Amnesty International urges the African Commission to call on all member States of the African Charter to abolish the death penalty and pending full abolition of the death penalty.

“Member States of the African Charter should immediately establish an official moratorium on executions with a view to abolishing the death penalty, as called for by most recently UN General Assembly resolution 67/176, adopted on 20 December 2012,” the multinational agency said.

It added: “Member States should commute without delay all death sentences to terms of imprisonment, and remove all prisoners from special prison facilities, especially death row and transferred to regular institutions of detention appropriate for the age of the offender and the offence committed,” the statement said.

“To immediately remove from their law any death penalty provisions which are in breach of international human rights, such as its mandatory imposition or for crimes which do not meet threshold of “most serious crimes” interpreted by international bodies as being limited to crimes involving intentional killing.

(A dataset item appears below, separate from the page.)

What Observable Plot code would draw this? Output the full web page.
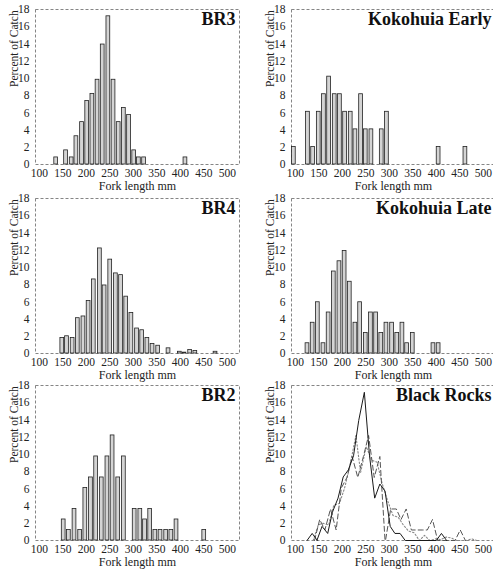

“Should ensure that trials for crimes carrying the death penalty must be comply with the most rigorous internationally recognized standards for fair trial, where that has not been the case the individual must be given re-trial in proceedings which comply with these standards, and without recourse to the death penalty.”

It further stressed that member states must ensure that the inmates themselves, their families and their legal representatives are provided in advance with adequate information about a pending execution, its date, time and location, and must be allow for a last visit or communication of the family with the convicted person, the return of the body to the family for burial after execution or to inform on where the body is located.

It urges member states to take necessary steps to ensure the prompt ratification, without reservations, of the Second Optional Protocol to the International Covenant on Civil and Political Rights aiming at the abolition of the death penalty.

“They should publicize on an annual basis comprehensive statistic on the death penalty and facts around the administration of justice in death penalty cases, including at a minimum the number of persons sentence to death, the number of person on death row and the number of executions carried out in any calendar year,” the group demands.

Only five of the 54 member states of the African Union carried out executions in 2012. On the regional level, as on the global stage, over 70 percent of states are abolitionist in law or practice, 37 African States are now abolitionist in law (16) or in practice (21), and only 17 are retentionist.